Here, we are using rabbitmq trigger type with amqp protocol and using the authentication as keda-trigger-auth-rabbitmq-conn that we have already deployed above.

---
apiVersion: keda.sh/v1alpha1
kind: ScaledObject
metadata:
  name: rabbitmq-consumer-scaled-object
  namespace: default
spec:
  scaleTargetRef:
    name: rabbitmq-consumer-deployment
  pollingInterval: 60 # Optional. Default: 30 seconds
  minReplicaCount: 0 # Optional. Default: 0
  maxReplicaCount: 30 # Optional. Default: 100
  triggers:
    - type: rabbitmq
      metadata:
        queueName: hello. # message in queue
        queueLength: "5"
        protocol: amqp
      authenticationRef:
        name: keda-trigger-auth-rabbitmq-conn

Now all the KEDA components has been deployed. Now if you send the messages then the consumer pod will autoscale and every pod will process the messages.
Here, i am generating 10000 messages using the below api.
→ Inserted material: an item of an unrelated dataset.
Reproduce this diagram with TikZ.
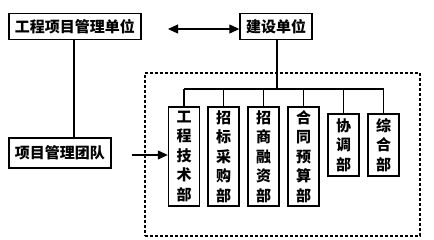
\documentclass[tikz,border=0pt]{standalone}
\usepackage{fontspec}
\newfontfamily\cjk{Noto Sans CJK SC}
\usetikzlibrary{arrows.meta}
\begin{document}
\begin{tikzpicture}[x=1pt,y=-1pt,
  box/.style={draw,line width=1.4pt,inner sep=0pt,font=\cjk\bfseries\fontsize{15}{19.5}\selectfont},
  deptbox/.style={box,align=center,minimum width=31pt},
  conn/.style={line width=1.2pt},
  arr/.style={conn,-{Triangle[length=10pt,width=9pt]}},
]
\useasboundingbox (0,0) rectangle (434,239);
\node[box,minimum width=132pt,minimum height=26pt] (A) at (75,26.5) {工程项目管理单位};
\node[box,minimum width=72pt,minimum height=26pt] (B) at (276,26.5) {建设单位};
\node[box,minimum width=102pt,minimum height=30pt] (C) at (60,153) {项目管理团队};
\node[draw,line width=1.4pt,dash pattern=on 3pt off 2pt,minimum width=275pt,minimum height=163pt,inner sep=0pt] (F) at (282.5,154.5) {};
\node[deptbox,minimum height=99pt] (D1) at (184,156.5) {工\\程\\技\\术\\部};
\node[deptbox,minimum height=99pt] (D2) at (223.5,156.5) {招\\标\\采\\购\\部};
\node[deptbox,minimum height=99pt] (D3) at (263.5,156.5) {招\\商\\融\\资\\部};
\node[deptbox,minimum height=99pt] (D4) at (303.5,156.5) {合\\同\\预\\算\\部};
\node[deptbox,minimum height=62pt] (D5) at (343.5,145) {协\\调\\部};
\node[deptbox,minimum height=62pt] (D6) at (383.5,145) {综\\合\\部};
\coordinate (L) at (168,29);
\coordinate (bus) at (277,89);
\draw[conn,{Triangle[length=10pt,width=9pt]}-{Triangle[length=10pt,width=9pt]}] (L) -- (L -| B.west);
\draw[conn] (A.south -| 74,0) -- (C.north -| 74,0);
\draw[arr,shorten <=20pt] (C.east |- 0,155) -- (D1.west |- 0,155);
\draw[conn] (B.south -| bus) -- (bus);
\draw[conn] (D1.north |- bus) -- (D6.north |- bus);
\foreach \d in {D1,D2,D3,D4,D5,D6} \draw[conn] (\d.north |- bus) -- (\d.north);
\end{tikzpicture}
\end{document}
http://PRODUCER_SERVICE_IP:80/api/TechTalks/Generate?numberOfMessages=10000

Now lets check to our consumer deployment. As you can see the below image. The consumer deployment is scaling automatically.

You can check the details of the consumer in the rabbitmq dashboard. It wil show you how much consumer is actively processin the messages.

The consumer deployment is scaling due to the message events generated while producing messages. So, this autoscaling is guided by HPA (Horizontal Pod Autoscaler). If you check HPA resources you will be the details of the HPA.

Here you can see that the HPA is created on targets 109334m/5. It has minimum pods as 1 and maximum pods as 30.

In the rabbitmq dashboard you will able to get the details of the messages.

Conclusion:

KEDA brings a new dimension to autoscaling in Kubernetes, enabling a more nuanced and responsive approach to resource management. As applications continue to evolve and diversify, the ability to scale based on custom metrics and events becomes increasingly crucial. By incorporating KEDA into your Kubernetes deployments, you unlock the potential for enhanced efficiency, cost savings, and a more resilient infrastructure. Embrace the power of KEDA and take your scalability to new heights in the world of container orchestration.